Unless You Count Indifference as a Problem...

America does not have an anti-Semitic problem.

JERUSALEM — The police on Thursday arrested an Israeli teenager who holds American citizenship in connection with scores of threats to Jewish institutions, including dozens of community centers in the United States, law enforcement officials said. 
A spokesman for the police here, Micky Rosenfeld, said the suspect, from the Ashkelon area in southern Israel, had also made threats to institutions in Australia and New Zealand, as well as at least one commercial airline flight, forcing an emergency landing. 
“This is the guy we are talking about,” Mr. Rosenfeld said. The authorities did not immediately identify the teenager, who they said was Jewish and 19. Other reports put his age at 18. He was expected to appear in court later Thursday. His motives were not immediately clear, and he was being questioned by the international investigations unit of the Israeli police.

I'll stand by that assessment of what I know of modern  Middle America.  (Remember:  I knew Trump would win too. No polls or twisted data needed. Just everyday life experience.  Don't discount that...)

ADDED:  The only thing we have to fear... is fear itself.

In case you missed it, it turns out that many of the Jewish tombstones reported kicked over in Jewish cemeteries had fallen earlier, but nobody noticed until the fear factor of anti-Semitism was introduced, after President Trump's election.

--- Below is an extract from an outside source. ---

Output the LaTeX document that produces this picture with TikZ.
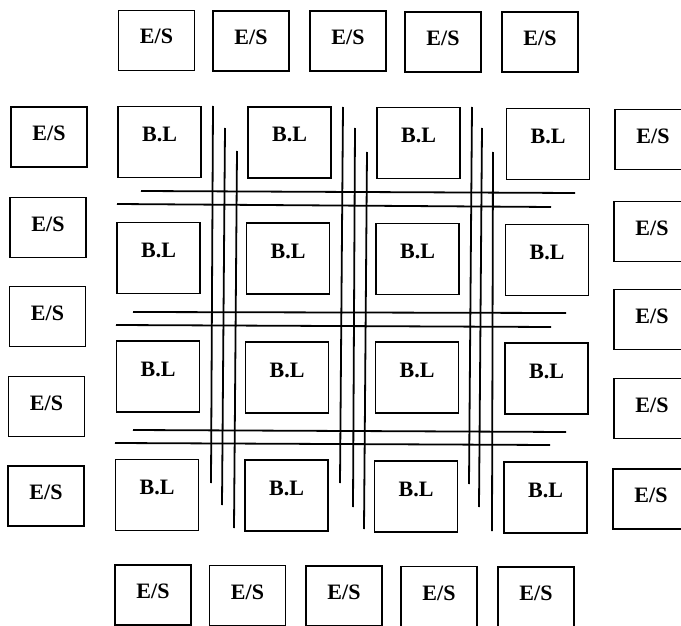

The stone and dozens like it, no longer standing, were lying flat on the grass. The police were investigating whether someone had climbed the fence and knocked them over.
If true, it would have been a crime that amounts to much more than simple vandalism. Washington is a large and predominantly Jewish cemetery, and many of its headstones bear Hebrew script. The discovery of those fallen stones thrust the cemetery squarely into the spotlight during a rise in anti-Semitic crimes across New York City and the country. Mayor Bill de Blasio addressed those (alleged) crimes last week.
...
Then, as quickly as it began, the investigation ended.
“No evidence of vandalism,” the police said in a statement. ...
Upon closer inspection, dozens of fallen headstones bore environmental hints that they had been down for some time, with thin layers of dried grass and dirt in their exposed crevices. Many had vines snaking up their sides or across the bare bases. A 48-year-old woman’s 1911 headstone, marked “Gone but Not Forgotten,” had a tangle of vines between its new resting place and the base from which it fell. ...
“Those vines had to have grown last year,” Captain Molinari said. It appeared impossible that the stone could have fallen in recent weeks or even months. ..
The police interviewed the cemetery’s managers. Dominick Tarantino, 80, the superintendent, said on Wednesday that he did not suspect vandals. ...
Captain Molinari said that large delivery trucks use the alley alongside the fence to make deliveries to Franklin D. Roosevelt High School opposite the cemetery, which might partly explain why so many stones had fallen in that area.
“A truck going by three feet away from these stones could cause enough vibration to topple a 110-year-old stone,” he said. He planned to return to the cemetery with Google satellite images that show which stones were already down on past dates.